I also inserted a self-addressed postcard with each recommendation so the college could mail it back to me to verify that they received the information. Let me tell you, waiting for all of those postcards to print was one of the most excruciatingly boring events in recent memory.

Of course, no application would be complete without a transcript and counselor recommendation sent by my school. I had to put together a package containing a transcript request form (so my school could legally release my grades), a resume (so my counselor had a list of my activities and accomplishments), copies of my standardized test score reports, counselor recommendation forms, course descriptions, and one of the aforementioned postcards. Seems like a lot of paper for an application that was submitted online, doesn't it?
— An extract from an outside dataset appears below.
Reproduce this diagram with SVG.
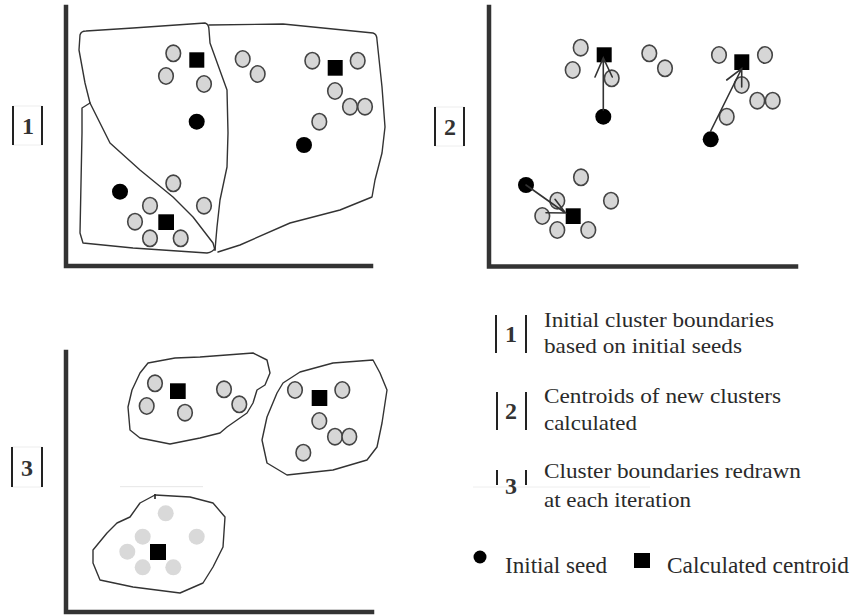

As annoying as all of that extra work may sound, it isn't the labor that bothers me the most. The way that the system is set up, I am sending part of my application electronically, part of it through my school's guidance department, part of it from separate teachers, and part of it from the ACT and College Board. All of these items are sent from different places at different times, and I find it difficult to trust that the colleges I'm applying to will receive all of my information and put it all together.

I can only hope that the countless paper cuts and finger cramps I suffered while preparing documents and typing my applications will come through for me in the end. The worst thought of all? After all of that hard work, plus the monetary expenses of applying, some of these colleges will most likely merely send back just one sheet of paper folded into a business envelope to let me know that they cannot offer me admission. Oh boy, am I glad that this process has been as painless and trouble-free as I was told it would be.